#### [RECORDED INFORMATION]
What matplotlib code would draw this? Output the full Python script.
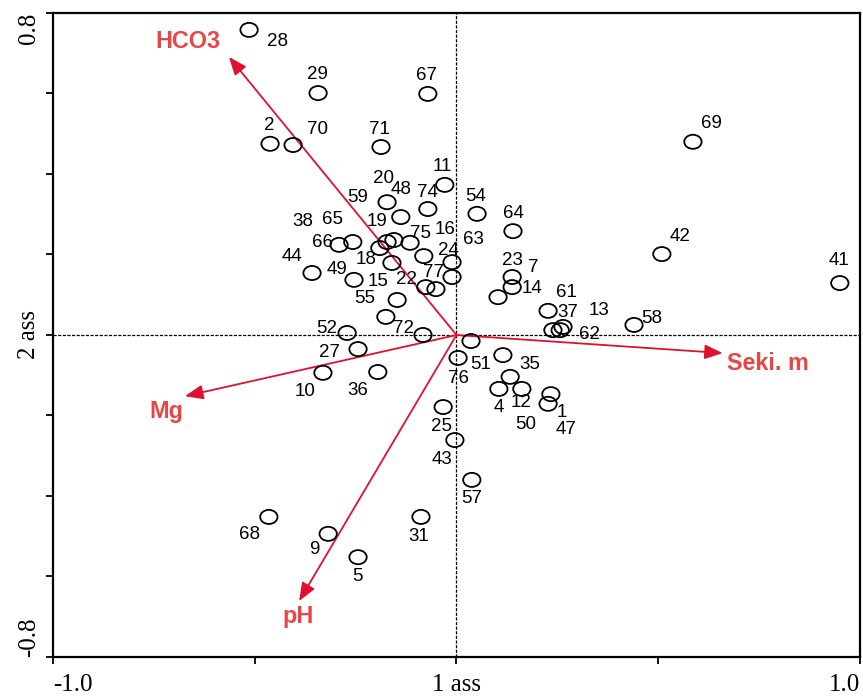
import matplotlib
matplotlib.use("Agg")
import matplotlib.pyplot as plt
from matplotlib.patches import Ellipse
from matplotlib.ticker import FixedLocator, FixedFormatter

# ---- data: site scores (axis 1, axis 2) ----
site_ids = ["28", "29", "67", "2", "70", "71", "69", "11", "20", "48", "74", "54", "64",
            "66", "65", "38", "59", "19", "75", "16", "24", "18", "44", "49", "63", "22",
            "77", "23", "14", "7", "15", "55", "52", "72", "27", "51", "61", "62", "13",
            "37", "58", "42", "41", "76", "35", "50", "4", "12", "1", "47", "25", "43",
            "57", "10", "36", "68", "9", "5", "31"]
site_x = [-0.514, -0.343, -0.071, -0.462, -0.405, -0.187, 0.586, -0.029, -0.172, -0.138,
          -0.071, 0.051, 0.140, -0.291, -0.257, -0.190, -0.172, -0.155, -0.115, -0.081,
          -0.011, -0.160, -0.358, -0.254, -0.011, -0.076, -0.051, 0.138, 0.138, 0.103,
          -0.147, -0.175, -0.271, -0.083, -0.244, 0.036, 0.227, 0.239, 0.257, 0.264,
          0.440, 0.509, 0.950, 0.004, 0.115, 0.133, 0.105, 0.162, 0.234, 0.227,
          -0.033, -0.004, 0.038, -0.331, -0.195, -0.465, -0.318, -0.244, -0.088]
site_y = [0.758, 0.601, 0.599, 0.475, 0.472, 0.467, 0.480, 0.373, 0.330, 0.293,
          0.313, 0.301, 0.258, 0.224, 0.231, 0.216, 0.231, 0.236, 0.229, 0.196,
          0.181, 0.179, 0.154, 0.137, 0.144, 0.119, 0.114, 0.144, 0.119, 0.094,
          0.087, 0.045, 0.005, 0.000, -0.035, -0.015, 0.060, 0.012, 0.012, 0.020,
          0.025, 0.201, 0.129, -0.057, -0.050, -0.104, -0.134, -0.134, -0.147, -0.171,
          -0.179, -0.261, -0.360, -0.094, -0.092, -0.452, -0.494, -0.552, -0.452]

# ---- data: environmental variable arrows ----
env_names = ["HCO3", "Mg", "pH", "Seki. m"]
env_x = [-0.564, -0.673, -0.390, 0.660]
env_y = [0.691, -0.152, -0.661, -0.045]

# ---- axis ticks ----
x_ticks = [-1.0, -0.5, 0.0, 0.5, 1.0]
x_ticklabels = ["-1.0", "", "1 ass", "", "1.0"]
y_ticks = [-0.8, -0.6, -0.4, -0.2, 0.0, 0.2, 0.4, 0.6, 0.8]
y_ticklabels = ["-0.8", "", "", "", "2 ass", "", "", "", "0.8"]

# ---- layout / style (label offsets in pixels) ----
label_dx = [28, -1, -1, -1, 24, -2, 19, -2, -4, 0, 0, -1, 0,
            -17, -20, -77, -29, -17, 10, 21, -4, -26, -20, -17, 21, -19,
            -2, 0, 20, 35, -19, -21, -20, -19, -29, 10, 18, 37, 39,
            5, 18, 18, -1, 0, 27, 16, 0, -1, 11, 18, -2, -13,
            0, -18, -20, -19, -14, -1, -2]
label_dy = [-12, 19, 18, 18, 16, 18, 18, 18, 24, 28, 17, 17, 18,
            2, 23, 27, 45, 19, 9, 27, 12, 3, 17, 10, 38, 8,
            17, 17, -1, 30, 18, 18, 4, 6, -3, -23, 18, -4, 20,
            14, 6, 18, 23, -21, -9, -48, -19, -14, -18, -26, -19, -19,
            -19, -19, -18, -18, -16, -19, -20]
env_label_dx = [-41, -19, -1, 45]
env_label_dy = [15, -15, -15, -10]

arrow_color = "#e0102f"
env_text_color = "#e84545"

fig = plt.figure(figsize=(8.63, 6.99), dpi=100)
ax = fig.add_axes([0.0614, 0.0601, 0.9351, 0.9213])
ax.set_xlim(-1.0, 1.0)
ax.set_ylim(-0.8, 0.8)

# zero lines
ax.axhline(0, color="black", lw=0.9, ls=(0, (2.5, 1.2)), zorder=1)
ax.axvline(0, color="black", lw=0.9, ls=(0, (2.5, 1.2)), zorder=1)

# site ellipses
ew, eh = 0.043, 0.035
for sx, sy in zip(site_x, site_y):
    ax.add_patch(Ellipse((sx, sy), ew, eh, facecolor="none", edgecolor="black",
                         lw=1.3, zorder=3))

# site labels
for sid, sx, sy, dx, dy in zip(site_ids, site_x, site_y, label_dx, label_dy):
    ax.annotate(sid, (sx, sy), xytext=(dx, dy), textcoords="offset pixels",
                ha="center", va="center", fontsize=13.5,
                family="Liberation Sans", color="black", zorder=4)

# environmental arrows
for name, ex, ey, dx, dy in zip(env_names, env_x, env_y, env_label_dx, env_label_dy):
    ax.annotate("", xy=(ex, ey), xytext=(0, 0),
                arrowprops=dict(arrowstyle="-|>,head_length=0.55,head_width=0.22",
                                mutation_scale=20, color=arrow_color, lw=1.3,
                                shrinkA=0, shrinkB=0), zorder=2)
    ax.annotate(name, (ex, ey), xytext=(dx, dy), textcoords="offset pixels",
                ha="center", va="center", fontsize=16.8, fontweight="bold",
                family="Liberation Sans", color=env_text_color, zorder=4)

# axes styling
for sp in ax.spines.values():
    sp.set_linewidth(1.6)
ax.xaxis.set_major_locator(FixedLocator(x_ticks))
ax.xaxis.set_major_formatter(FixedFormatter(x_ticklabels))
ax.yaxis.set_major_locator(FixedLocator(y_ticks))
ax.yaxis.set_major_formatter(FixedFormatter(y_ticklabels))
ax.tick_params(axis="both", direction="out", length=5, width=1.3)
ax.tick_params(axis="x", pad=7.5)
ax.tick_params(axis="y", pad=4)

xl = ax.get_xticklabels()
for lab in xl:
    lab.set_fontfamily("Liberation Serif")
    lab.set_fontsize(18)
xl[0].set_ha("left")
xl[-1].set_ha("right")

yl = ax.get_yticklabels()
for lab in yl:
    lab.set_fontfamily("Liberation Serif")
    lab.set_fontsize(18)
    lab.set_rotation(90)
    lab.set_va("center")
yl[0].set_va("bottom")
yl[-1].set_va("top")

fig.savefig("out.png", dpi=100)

#### [THE TASK]
Transcribe the preceding listing in its entirety and with exact wording, leaving out pictures.

#### [TASK SOLUTION]
What matplotlib code would draw this? Output the full Python script.
import matplotlib
matplotlib.use("Agg")
import matplotlib.pyplot as plt
from matplotlib.patches import Ellipse
from matplotlib.ticker import FixedLocator, FixedFormatter

# ---- data: site scores (axis 1, axis 2) ----
site_ids = ["28", "29", "67", "2", "70", "71", "69", "11", "20", "48", "74", "54", "64",
            "66", "65", "38", "59", "19", "75", "16", "24", "18", "44", "49", "63", "22",
            "77", "23", "14", "7", "15", "55", "52", "72", "27", "51", "61", "62", "13",
            "37", "58", "42", "41", "76", "35", "50", "4", "12", "1", "47", "25", "43",
            "57", "10", "36", "68", "9", "5", "31"]
site_x = [-0.514, -0.343, -0.071, -0.462, -0.405, -0.187, 0.586, -0.029, -0.172, -0.138,
          -0.071, 0.051, 0.140, -0.291, -0.257, -0.190, -0.172, -0.155, -0.115, -0.081,
          -0.011, -0.160, -0.358, -0.254, -0.011, -0.076, -0.051, 0.138, 0.138, 0.103,
          -0.147, -0.175, -0.271, -0.083, -0.244, 0.036, 0.227, 0.239, 0.257, 0.264,
          0.440, 0.509, 0.950, 0.004, 0.115, 0.133, 0.105, 0.162, 0.234, 0.227,
          -0.033, -0.004, 0.038, -0.331, -0.195, -0.465, -0.318, -0.244, -0.088]
site_y = [0.758, 0.601, 0.599, 0.475, 0.472, 0.467, 0.480, 0.373, 0.330, 0.293,
          0.313, 0.301, 0.258, 0.224, 0.231, 0.216, 0.231, 0.236, 0.229, 0.196,
          0.181, 0.179, 0.154, 0.137, 0.144, 0.119, 0.114, 0.144, 0.119, 0.094,
          0.087, 0.045, 0.005, 0.000, -0.035, -0.015, 0.060, 0.012, 0.012, 0.020,
          0.025, 0.201, 0.129, -0.057, -0.050, -0.104, -0.134, -0.134, -0.147, -0.171,
          -0.179, -0.261, -0.360, -0.094, -0.092, -0.452, -0.494, -0.552, -0.452]

# ---- data: environmental variable arrows ----
env_names = ["HCO3", "Mg", "pH", "Seki. m"]
env_x = [-0.564, -0.673, -0.390, 0.660]
env_y = [0.691, -0.152, -0.661, -0.045]

# ---- axis ticks ----
x_ticks = [-1.0, -0.5, 0.0, 0.5, 1.0]
x_ticklabels = ["-1.0", "", "1 ass", "", "1.0"]
y_ticks = [-0.8, -0.6, -0.4, -0.2, 0.0, 0.2, 0.4, 0.6, 0.8]
y_ticklabels = ["-0.8", "", "", "", "2 ass", "", "", "", "0.8"]

# ---- layout / style (label offsets in pixels) ----
label_dx = [28, -1, -1, -1, 24, -2, 19, -2, -4, 0, 0, -1, 0,
            -17, -20, -77, -29, -17, 10, 21, -4, -26, -20, -17, 21, -19,
            -2, 0, 20, 35, -19, -21, -20, -19, -29, 10, 18, 37, 39,
            5, 18, 18, -1, 0, 27, 16, 0, -1, 11, 18, -2, -13,
            0, -18, -20, -19, -14, -1, -2]
label_dy = [-12, 19, 18, 18, 16, 18, 18, 18, 24, 28, 17, 17, 18,
            2, 23, 27, 45, 19, 9, 27, 12, 3, 17, 10, 38, 8,
            17, 17, -1, 30, 18, 18, 4, 6, -3, -23, 18, -4, 20,
            14, 6, 18, 23, -21, -9, -48, -19, -14, -18, -26, -19, -19,
            -19, -19, -18, -18, -16, -19, -20]
env_label_dx = [-41, -19, -1, 45]
env_label_dy = [15, -15, -15, -10]

arrow_color = "#e0102f"
env_text_color = "#e84545"

fig = plt.figure(figsize=(8.63, 6.99), dpi=100)
ax = fig.add_axes([0.0614, 0.0601, 0.9351, 0.9213])
ax.set_xlim(-1.0, 1.0)
ax.set_ylim(-0.8, 0.8)

# zero lines
ax.axhline(0, color="black", lw=0.9, ls=(0, (2.5, 1.2)), zorder=1)
ax.axvline(0, color="black", lw=0.9, ls=(0, (2.5, 1.2)), zorder=1)

# site ellipses
ew, eh = 0.043, 0.035
for sx, sy in zip(site_x, site_y):
    ax.add_patch(Ellipse((sx, sy), ew, eh, facecolor="none", edgecolor="black",
                         lw=1.3, zorder=3))

# site labels
for sid, sx, sy, dx, dy in zip(site_ids, site_x, site_y, label_dx, label_dy):
    ax.annotate(sid, (sx, sy), xytext=(dx, dy), textcoords="offset pixels",
                ha="center", va="center", fontsize=13.5,
                family="Liberation Sans", color="black", zorder=4)

# environmental arrows
for name, ex, ey, dx, dy in zip(env_names, env_x, env_y, env_label_dx, env_label_dy):
    ax.annotate("", xy=(ex, ey), xytext=(0, 0),
                arrowprops=dict(arrowstyle="-|>,head_length=0.55,head_width=0.22",
                                mutation_scale=20, color=arrow_color, lw=1.3,
                                shrinkA=0, shrinkB=0), zorder=2)
    ax.annotate(name, (ex, ey), xytext=(dx, dy), textcoords="offset pixels",
                ha="center", va="center", fontsize=16.8, fontweight="bold",
                family="Liberation Sans", color=env_text_color, zorder=4)

# axes styling
for sp in ax.spines.values():
    sp.set_linewidth(1.6)
ax.xaxis.set_major_locator(FixedLocator(x_ticks))
ax.xaxis.set_major_formatter(FixedFormatter(x_ticklabels))
ax.yaxis.set_major_locator(FixedLocator(y_ticks))
ax.yaxis.set_major_formatter(FixedFormatter(y_ticklabels))
ax.tick_params(axis="both", direction="out", length=5, width=1.3)
ax.tick_params(axis="x", pad=7.5)
ax.tick_params(axis="y", pad=4)

xl = ax.get_xticklabels()
for lab in xl:
    lab.set_fontfamily("Liberation Serif")
    lab.set_fontsize(18)
xl[0].set_ha("left")
xl[-1].set_ha("right")

yl = ax.get_yticklabels()
for lab in yl:
    lab.set_fontfamily("Liberation Serif")
    lab.set_fontsize(18)
    lab.set_rotation(90)
    lab.set_va("center")
yl[0].set_va("bottom")
yl[-1].set_va("top")

fig.savefig("out.png", dpi=100)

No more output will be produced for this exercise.